What MJ can never take away from me

While MJ pulled my dream job out from under my feet, he can never take away what I am most proud of - the relationships I forged and the imprint of my work in the lives of my students:

  • When I left Brown, I received a beautiful collage of video messages from students who wanted me to know that I mattered to them - and a pile of letters that expressed their gratitude for my impact in their Brown experience and in their lives.  I hadn’t looked at either of these since I left but dug them out before writing this letter - and was reminded that I made a difference in their lives.  I don’t have as many interactions with students now that I’ve left Brown - but occasionally have an opportunity to reconnect with them … and universally hear and feel their admiration and gratitude for the impact I had in their lives.  What a gift.

  • I feel proud of the confidence that donors showed in me and my work when they made significant contributions that were earmarked to programs we imagined, to build on the success of pilot programs with gifts to realize the full vision of what we were building, and permanent endowments to assure that the Center could continue its support of learning and growth for students with our work. I am still in touch with some of these donors who have expressed their gratitude for the partnership we developed.
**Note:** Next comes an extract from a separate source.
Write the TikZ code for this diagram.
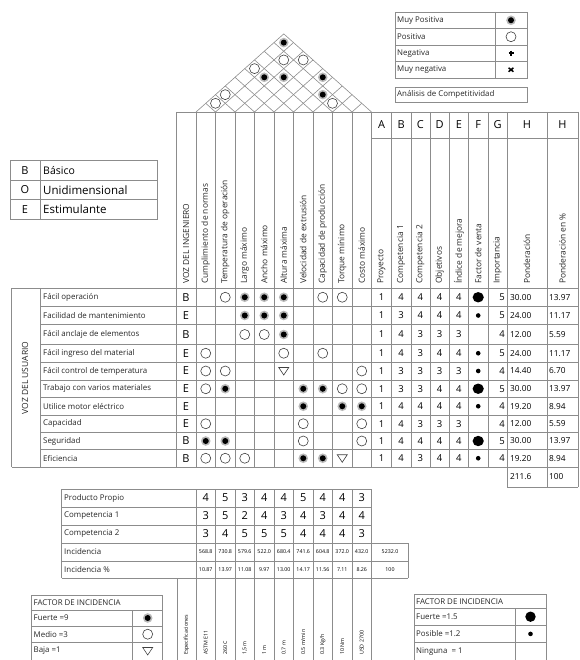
\documentclass[tikz,border=0pt]{standalone}
\usepackage{fontspec}
\setmainfont{Open Sans}
\begin{document}
\begin{tikzpicture}[x=1pt,y=-1pt]
\tikzset{
  ln/.style={draw=gray!90, line width=0.6pt},
  lab/.style={inner sep=0pt, font=\fontsize{7.9}{9}\selectfont, text=black!85},
  hlab/.style={lab, rotate=90, anchor=west, font=\fontsize{8.4}{9}\selectfont},
  tbig/.style={inner sep=0pt, font=\fontsize{11}{12}\selectfont},
  tnum/.style={inner sep=0pt, font=\fontsize{9.5}{11}\selectfont},
  tmid/.style={inner sep=0pt, font=\fontsize{8.3}{10}\selectfont},
  ttiny/.style={inner sep=0pt, font=\fontsize{5.3}{6}\selectfont},
  strong/.pic={\fill[gray!55] (0,0) circle (4.8pt); \fill[black] (0,0) circle (3pt);},
  medium/.pic={\draw[gray!50!black, line width=0.6pt] (0,0) circle (5pt);},
  weak/.pic={\draw[gray!50!black, line width=0.6pt] (-5,-3.5) -- (5,-3.5) -- (0,4) -- cycle;},
}
\useasboundingbox (0,0) rectangle (579,660);

% ---------- roof ----------
\foreach \k in {0,...,9} {
  \pgfmathsetmacro\xk{196+19.5*\k}
  \pgfmathsetmacro\xr{(\xk+371.5)/2}
  \pgfmathsetmacro\yr{112-0.89*(371.5-\xk)/2}
  \pgfmathsetmacro\xl{(196+\xk)/2}
  \pgfmathsetmacro\yl{112-0.89*(\xk-196)/2}
  \draw[ln] (\xl,\yl) -- (\xk,112) -- (\xr,\yr);
}
\foreach \i/\j/\t in {1/9/strong,2/8/medium,3/9/medium,1/6/medium,2/6/strong,3/7/strong,5/9/strong,6/8/strong,7/8/medium,1/3/medium,1/2/medium} {
  \pgfmathsetmacro\xx{196+19.5*((\i+\j)/2-0.5)}
  \pgfmathsetmacro\yy{112-(\j-\i)*0.89*19.5/2}
  \pic at (\xx,\yy) {\t};
}

% ---------- top right legend ----------
\draw[ln] (395,12) rectangle (527,78);
\draw[ln] (395,28.5) -- (527,28.5) (395,45) -- (527,45) (395,61.5) -- (527,61.5) (495,12) -- (495,78);
\node[lab, anchor=west] (lg1) at (397,20.25) {Muy Positiva};
\node[lab, anchor=west] (lg2) at (397,36.75) {Positiva};
\node[lab, anchor=west] (lg3) at (397,53.25) {Negativa};
\node[lab, anchor=west] (lg4) at (397,69.75) {Muy negativa};
\pic at (511,20.25) {strong};
\pic at (511,36.75) {medium};
\draw[line width=1.6pt] (508.5,53.25) -- (513.5,53.25) (511,50.75) -- (511,55.75);
\draw[line width=1.5pt] (508.6,67.8) -- (513.4,71.7) (508.6,71.7) -- (513.4,67.8);
\draw[ln] (395,87) rectangle (527,102);
\node[lab, anchor=west] (lg5) at (397,94.5) {Análisis de Competitividad};

% ---------- left legend ----------
\draw[ln] (10,160.7) rectangle (157,219);
\draw[ln] (10,180) -- (157,180) (10,199.3) -- (157,199.3) (40,160.7) -- (40,219);
\node[tbig] (kb) at (25,170.3) {B};
\node[tbig] (ko) at (25,189.7) {O};
\node[tbig] (ke) at (25,209.1) {E};
\node[tbig, anchor=west, font=\fontsize{10.5}{12}\selectfont] (kbt) at (43,170.3) {Básico};
\node[tbig, anchor=west, font=\fontsize{11.5}{12}\selectfont] (kot) at (43,189.7) {Unidimensional};
\node[tbig, anchor=west, font=\fontsize{11.5}{12}\selectfont] (ket) at (43,209.1) {Estimulante};

% ---------- grid of the house ----------
\draw[ln] (176,112) -- (578.3,112);
\draw[ln] (371.5,138) -- (578.3,138);
\foreach \x in {176,196,215.5,235,254.5,274,293.5,313,332.5,352,371.5,391.5,410.8,430,449.3,468.5,488}
  \draw[ln] (\x,112) -- (\x,467);
\foreach \x in {507.3,546.8,578.3}
  \draw[ln] (\x,112) -- (\x,487);
\draw[ln] (507.3,487) -- (578.3,487);
\draw[ln] (11.7,288) -- (578.3,288);
\draw[ln] (11.7,467) -- (578.3,467);
\foreach \y in {306.5,324.5,344.5,362,380,397.5,415,432.5,449.5}
  \draw[ln] (40,\y) -- (578.3,\y);
\draw[ln] (11.7,288) -- (11.7,467);
\draw[ln] (40,288) -- (40,467);

% ---------- header labels ----------
\node[hlab] (hv) at (186,284) {VOZ DEL INGENIERO};
\foreach \t [count=\i] in {Cumplimiento de normas,Temperatura de operación,Largo máximo,Ancho máximo,Altura máxima,Velocidad de extrusión,Capacidad de producción,Torque mínimo,Costo máximo} {
  \pgfmathsetmacro\xx{196+19.5*(\i-0.5)}
  \node[hlab] (he\i) at (\xx,284) {\t};
}
\foreach \x/\l/\t [count=\i] in {381.5/A/Proyecto,401.1/B/Competencia 1,420.4/C/Competencia 2,439.6/D/Objetivos,458.9/E/Índice de mejora,478.2/F/Factor de venta,497.6/G/Importancia,527/H/Ponderación,562.5/H/Ponderación en \%} {
  \node[tbig] (hl\i) at (\x,125) {\l};
  \node[hlab] (hr\i) at (\x,284) {\t};
}

% ---------- voice of customer ----------
\node[lab, rotate=90, font=\fontsize{8.5}{10}\selectfont] (vu) at (25,378) {VOZ DEL USUARIO};
\foreach \yc/\lab/\k/\a/\b/\c/\d/\e/\g/\h/\hp [count=\i] in {
297.25/Fácil operación/B/1/4/4/4/4/5/30.00/13.97,
315.5/Facilidad de mantenimiento/E/1/3/4/4/4/5/24.00/11.17,
334.5/Fácil anclaje de elementos/B/1/4/3/3/3/4/12.00/5.59,
353.25/Fácil ingreso del material/E/1/4/3/4/4/5/24.00/11.17,
371/Fácil control de temperatura/E/1/3/3/3/3/4/14.40/6.70,
388.75/Trabajo con varios materiales/E/1/3/3/4/4/5/30.00/13.97,
406.25/Utilice motor eléctrico/E/1/4/4/4/4/4/19.20/8.94,
423.75/Capacidad/E/1/4/3/3/3/4/12.00/5.59,
441/Seguridad/B/1/4/4/4/4/5/30.00/13.97,
458.25/Eficiencia/B/1/4/3/4/4/4/19.20/8.94} {
  \node[lab, anchor=west] (rl\i) at (43,\yc) {\lab};
  \node[tbig] (rk\i) at (186,\yc) {\k};
  \node[tnum] (ra\i) at (381.5,\yc) {\a};
  \node[tnum] (rb\i) at (401.1,\yc) {\b};
  \node[tnum] (rc\i) at (420.4,\yc) {\c};
  \node[tnum] (rd\i) at (439.6,\yc) {\d};
  \node[tnum] (re\i) at (458.9,\yc) {\e};
  \node[tnum, anchor=east] (rg\i) at (505,\yc) {\g};
  \node[tmid, anchor=west] (rh\i) at (510,\yc) {\h};
  \node[tmid, anchor=west] (rp\i) at (549,\yc) {\hp};
}
\node[tmid, anchor=west] (tot1) at (510,477) {211.6};
\node[tmid, anchor=west] (tot2) at (549,477) {100};
% factor de venta dots
\foreach \yc in {297.25,388.75,441} \fill (478.2,\yc) ellipse (5.6pt and 5.2pt);
\foreach \yc in {315.5,353.25,371,406.25,458.25} \fill (478.2,\yc) circle (2.3pt);

% ---------- relationship matrix ----------
\def\rowy{{297.25,315.5,334.5,353.25,371,388.75,406.25,423.75,441,458.25}}
\foreach \r/\c/\t in {1/2/medium,1/3/strong,1/4/strong,1/5/strong,1/7/medium,1/8/medium,
  2/3/strong,2/4/strong,2/5/strong,
  3/3/medium,3/4/medium,3/5/strong,
  4/1/medium,4/5/medium,4/7/medium,
  5/1/medium,5/2/medium,5/5/weak,5/9/medium,
  6/1/medium,6/2/strong,6/6/strong,6/7/strong,6/8/medium,6/9/medium,
  7/6/strong,7/8/strong,7/9/strong,
  8/1/medium,8/6/medium,8/9/medium,
  9/1/strong,9/2/strong,9/6/medium,9/9/medium,
  10/1/medium,10/2/medium,10/3/medium,10/6/strong,10/7/strong,10/8/weak} {
  \pgfmathsetmacro\yy{\rowy[\r-1]}
  \pgfmathsetmacro\xx{196+19.5*(\c-0.5)}
  \pic at (\xx,\yy) {\t};
}

% ---------- bottom table ----------
\foreach \y in {489,507,525} \draw[ln] (61.7,\y) -- (371.5,\y);
\foreach \y in {543,561,578} \draw[ln] (61.7,\y) -- (408,\y);
\draw[ln] (61.7,489) -- (61.7,578);
\foreach \x in {196,215.5,235,254.5,274,293.5,313,332.5,352,371.5} \draw[ln] (\x,489) -- (\x,578);
\draw[ln] (408,543) -- (408,578);
\node[lab, anchor=west] (bp) at (64,498) {Producto Propio};
\node[lab, anchor=west] (bc1) at (64,516) {Competencia 1};
\node[lab, anchor=west] (bc2) at (64,534) {Competencia 2};
\node[lab, anchor=west] (bi) at (64,552) {Incidencia};
\node[lab, anchor=west] (bip) at (64,569.5) {Incidencia \%};
\foreach \p/\q/\s/\u/\v [count=\i] in {4/3/3/568.8/10.87,5/5/4/730.8/13.97,3/2/5/579.6/11.08,4/4/5/522.0/9.97,4/3/5/680.4/13.00,5/4/4/741.6/14.17,4/3/4/604.8/11.56,4/4/4/372.0/7.11,3/4/3/432.0/8.26} {
  \pgfmathsetmacro\xx{196+19.5*(\i-0.5)}
  \node[tbig] (bp\i) at (\xx,498) {\p};
  \node[tbig] (bq\i) at (\xx,516) {\q};
  \node[tbig] (bs\i) at (\xx,534) {\s};
  \node[ttiny] (bu\i) at (\xx,552) {\u};
  \node[ttiny] (bv\i) at (\xx,569.5) {\v};
}
\node[ttiny] (btot) at (390,552) {5232.0};
\node[ttiny] (bpct) at (390,569.5) {100};

% ---------- specifications ----------
\foreach \x in {177,196,215.5,235,254.5,274,293.5,313,332.5,352,371.5} \draw[ln] (\x,578) -- (\x,660);
\node[ttiny, rotate=90, anchor=west] (sp0) at (186.5,655) {Especificaciones};
\foreach \t [count=\i] in {ASTM E11,260 C,{1,5 m},1 m,0.7 m,0.5 m/min,0.3 Kg/h,10 Nm,USD 2700} {
  \pgfmathsetmacro\xx{196+19.5*(\i-0.5)}
  \node[ttiny, rotate=90, anchor=west] (sp\i) at (\xx,655) {\t};
}

% ---------- bottom left legend ----------
\draw[ln] (31.7,660) -- (31.7,595) -- (162.7,595) -- (162.7,660);
\draw[ln] (31.7,610) -- (162.7,610) (31.7,626) -- (162.7,626) (31.7,642.5) -- (162.7,642.5) (132.7,610) -- (132.7,660);
\node[lab, anchor=west] (fl0) at (33.5,602.5) {FACTOR DE INCIDENCIA};
\node[lab, anchor=west] (fl1) at (33.5,618) {Fuerte =9};
\node[lab, anchor=west] (fl2) at (33.5,634.2) {Medio =3};
\node[lab, anchor=west] (fl3) at (33.5,651) {Baja =1};
\pic at (147.7,618) {strong};
\pic at (147.7,634.2) {medium};
\pic at (147.7,651) {weak};

% ---------- bottom right legend ----------
\draw[ln] (414,660) -- (414,594) -- (546,594) -- (546,660);
\draw[ln] (414,608.3) -- (546,608.3) (414,625) -- (546,625) (414,642.7) -- (546,642.7) (515,608.3) -- (515,660);
\node[lab, anchor=west] (fr0) at (416,601.2) {FACTOR DE INCIDENCIA};
\node[lab, anchor=west] (fr1) at (416,616.7) {Fuerte =1.5};
\node[lab, anchor=west] (fr2) at (416,633.9) {Posible =1.2};
\node[lab, anchor=west] (fr3) at (416,651.3) {Ninguna~ = 1};
\fill (530.5,616.7) circle (5.2pt);
\fill (530.5,633.9) circle (2.3pt);
\end{tikzpicture}
\end{document}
  • I have come to realize that I built a reputation for building the field of social innovation education, for my commitment to students, and for the impact that my work had in their lives and in the communities where they work(ed).  I see this reputation reflected in my interaction with former colleagues at Brown, or when I’m contacted by faculty at colleges across the country and around the world who seek my advice to guide their own work.

  • And I feel my value from colleagues at Brown who have been supportive of my recent efforts to expand my teaching at Brown.  They recognize that more of me at Brown will be good for students … and good for the University.

While I can never regain what I’ve lost - I will always remember the impact that I had when I was there.  And build on that success as I move forward toward new and exciting challenges.